Rabbit, Rabbit

Fri, 01/12/2006 - 6:10pm
 
What's the worst thing in poker?

Is it bad etiquette and bad behaviour at the table? Is it collusion online or live? Is it suffering from tilt and blowing your bankroll? Well it could of course be any or all of these things but watching TV poker recently I have found something that strikes me, in its own way, as just as bad. It’s a relatively recent invention too.

The worst poker invention ever is the use of the rabbit cam or the wonder cam. (In the World Series of Poker programmes it's referred to as the former and on the WPT it's the latter, but in both cases it is a horrendous concept.)

In your game, do you really want people to think they have to stay in the pot with what they've already determined to be a precarious hand just because they saw what happened on TV when someone didn't stay? Not me! I want him out after he's contributed. If the holder of the two pair folds on the turn and the cam shows the river would have filled his hand, is that good? I don't think so, not because it will later rub salt in the losing wound of the player who folded the two pair but also because it shows the viewer that maybe he should not fold. After all, the next card could help him win the tournament, couldn't it?

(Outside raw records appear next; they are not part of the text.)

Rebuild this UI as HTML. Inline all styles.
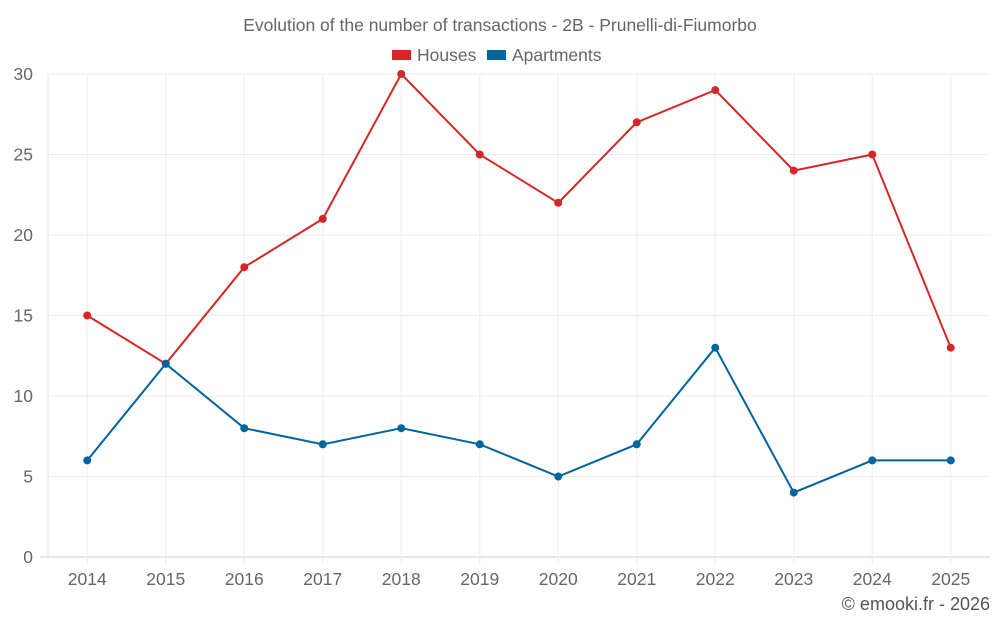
<!DOCTYPE html>
<html><head><meta charset="utf-8"><style>
html,body{margin:0;padding:0;background:#fff;}
svg{display:block;font-family:"Liberation Sans",sans-serif;}
</style></head><body>
<svg id="chart" width="1000" height="625" viewBox="0 0 1000 625">
<text x="500" y="31" text-anchor="middle" font-size="17.5" fill="#666">Evolution of the number of transactions - 2B - Prunelli-di-Fiumorbo</text>
<g>
<g><rect x="392" y="50" width="19" height="10" fill="#d62728"/><text x="417" y="61" font-size="17.5" fill="#666">Houses</text></g>
<g><rect x="487" y="50" width="19" height="10" fill="#00649f"/><text x="512" y="61" font-size="17.5" fill="#666">Apartments</text></g>
</g>
<g id="grid"></g><g id="axes"></g><g id="series"></g>
<text x="990" y="610" text-anchor="end" font-size="18" fill="#555">© emooki.fr - 2026</text>
</svg>
<script>
const categories=["2014","2015","2016","2017","2018","2019","2020","2021","2022","2023","2024","2025"];
const houses=[15,12,18,21,30,25,22,27,29,24,25,13];
const apartments=[6,12,8,7,8,7,5,7,13,4,6,6];
const yTicks=[0,5,10,15,20,25,30];
const L=48,R=990,T=74,B=557,yMax=30;
const bw=(R-L)/categories.length;
const x=i=>L+bw*(i+0.5);
const y=v=>B-(v/yMax)*(B-T);
const NS="http://www.w3.org/2000/svg";
function mk(tag,attrs,parent){const e=document.createElementNS(NS,tag);for(const k in attrs)e.setAttribute(k,attrs[k]);parent.appendChild(e);return e;}
const grid=document.getElementById('grid'),axes=document.getElementById('axes'),series=document.getElementById('series');
yTicks.forEach(t=>{
 const l=mk('line',{x1:t===0?40:L,x2:R,y1:y(t),y2:y(t),stroke:t===0?'#ccc':'#ececec','stroke-width':1},grid);
 
 
 const tx=mk('text',{x:33,y:y(t)+6,'text-anchor':'end','font-size':17.5,fill:'#666'},axes);
 tx.textContent=t;
 
 
});
const la=mk('line',{x1:L,x2:L,y1:T,y2:B,stroke:'#e6e6e6'},grid);


categories.forEach((c,i)=>{
 const g=mk('line',{x1:x(i),x2:x(i),y1:T,y2:B+8,stroke:'#eeeeee'},grid);
 
 
 const tx=mk('text',{x:x(i),y:585,'text-anchor':'middle','font-size':17.5,fill:'#666'},axes);
 tx.textContent=c;
 
 
});
function draw(vals,color,name){
 const p=mk('polyline',{points:vals.map((v,i)=>x(i)+','+y(v)).join(' '),fill:'none',stroke:color,'stroke-width':2},series);
 
 
 vals.forEach((v,i)=>{
  const c=mk('circle',{cx:x(i),cy:y(v),r:4,fill:color},series);
  
  
 });
}
draw(houses,'#d62728','houses');
draw(apartments,'#00649f','apartments');
</script>
</body></html>
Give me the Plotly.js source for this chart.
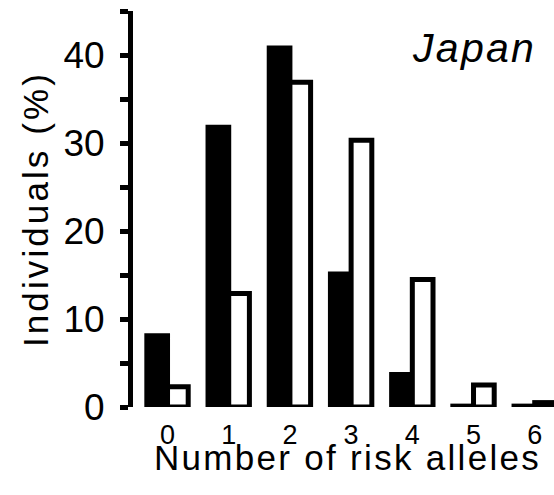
<!DOCTYPE html>
<html>
<head>
<meta charset="utf-8">
<script src="https://cdn.plot.ly/plotly-3.0.1.min.js"></script>
<style>
  html, body { margin: 0; padding: 0; background: #fff; }
  #chart { width: 554px; height: 495px; }
  .ytitle { letter-spacing: 3.1px; }
  .annotation-text { letter-spacing: 2.3px; }
</style>
</head>
<body>
<div id="chart"></div>
<script>
// Number of risk alleles carried per individual
const riskAlleles = ['0', '1', '2', '3', '4', '5', '6'];
// Share of individuals (%) in each group
const filledGroup = [8.1, 31.8, 40.8, 15.1, 3.7, 0.1, 0.1];
const openGroup   = [2.3, 12.9, 36.9, 30.3, 14.5, 2.5, 0.5];
// Y-axis ticks every 5, labels every 10
const yTickVals = [0, 5, 10, 15, 20, 25, 30, 35, 40, 45];
const yTickText = ['0', '', '10', '', '20', '', '30', '', '40', ''];

const FONT = 'Liberation Sans, Arial, Helvetica, sans-serif';

const traces = [
  {
    type: 'bar',
    x: riskAlleles.map(Number),
    y: filledGroup,
    marker: { color: '#000', line: { color: '#000', width: 5 } },
    hoverinfo: 'none'
  },
  {
    type: 'bar',
    x: riskAlleles.map(Number),
    y: openGroup,
    marker: { color: '#fff', line: { color: '#000', width: 5 } },
    hoverinfo: 'none'
  }
];

const layout = {
  width: 554,
  height: 495,
  margin: { l: 133, r: 0, t: 11, b: 88 },
  paper_bgcolor: '#fff',
  plot_bgcolor: '#fff',
  showlegend: false,
  barmode: 'group',
  bargap: 0.324,
  bargroupgap: 0,
  font: { family: FONT, color: '#000' },
  xaxis: {
    range: [-0.564, 6.315],
    tickvals: riskAlleles.map(Number),
    ticktext: riskAlleles,
    showgrid: false,
    zeroline: false,
    showline: false,
    ticks: '',
    ticklabelstandoff: 9,
    tickfont: { family: FONT, size: 27, color: '#000' }
  },
  yaxis: {
    range: [0, 45],
    tickvals: yTickVals,
    ticktext: yTickText,
    showgrid: false,
    zeroline: false,
    showline: true,
    linecolor: '#000',
    linewidth: 5,
    ticks: 'outside',
    ticklen: 8,
    tickwidth: 5,
    tickcolor: '#000',
    ticklabelstandoff: 8,
    tickfont: { family: FONT, size: 37, color: '#000' },
    title: { text: 'Individuals (%)', font: { family: FONT, size: 35, color: '#000' }, standoff: 6 }
  },
  annotations: [
    {
      // x-axis title, set close under the tick labels
      text: 'Number of risk alleles',
      xref: 'paper', yref: 'paper',
      x: 0.51, y: -0.127,
      xanchor: 'center', yanchor: 'middle',
      showarrow: false,
      font: { family: FONT, size: 35, color: '#000' }
    },
    {
      text: 'Japan',
      xref: 'paper', yref: 'paper',
      x: 0.962, y: 0.907,
      xanchor: 'right', yanchor: 'middle',
      showarrow: false,
      font: { family: FONT, size: 41, style: 'italic', color: '#000' }
    }
  ]
};

Plotly.newPlot('chart', traces, layout, { staticPlot: true, displayModeBar: false });
</script>
</body>
</html>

In some respects poker is a game of guesses, estimates of the future based on past results. If you know, for instance, that Player A will make a weak bet when he has a strong hand, you can determine how you will handle your own cards. If you know that Player B will bet like a millionaire with money to burn when he has a great hand, again, you'll know how to proceed. So all in all, folding your hand should end your participation in any way, shape or form because you've made your guess. Revealing what the next card would have been does nothing for you, nothing for your opponent and nothing for the game. In fact, the only thing it does is give the commentator something to get excited about. The television production should be about the tournament, not gimmicky ideas for the viewer.

I brought the subject up before a live competition the other day and had only one dissenting opinion. "Well, sometimes I want to know what would have happened if a player had stayed in," one of the players said.

My response? "You put up the money, you hold the cards, you make the decision. You folded and you lost the pot. There is no 'what would have happened?' There are no more cards!"

Other responses included: "Nope. It can make someone look stupid" and "It doesn't add anything to the game" and "I guess they have to make it more exciting" and "It's not like you can learn anything from it" and "I've never been in a casino card room that allowed rabbit hunting."

It's patently silly but I guess perhaps poker is the only game where you can do this. But what purpose does it serve? You can't turn the clock back and let someone replay a hand. In fact, he won't even know the outcome until he watches it himself weeks later. Since there are too few innovations or bells and whistles to add to televised poker anymore this is something that's going to stay whether I like it or not.

So instead of relaxing late at night in front of Challenge TV and tutting to myself at more crapshoot TV poker, or daft ESPN commentaries, or Z list celebrities pondering an all in with bottom pair, I think I’ll stick to High Stakes Poker. No gimmicks there. At least when they have double flops and they run it twice you know it happens in their 'real world' big game too.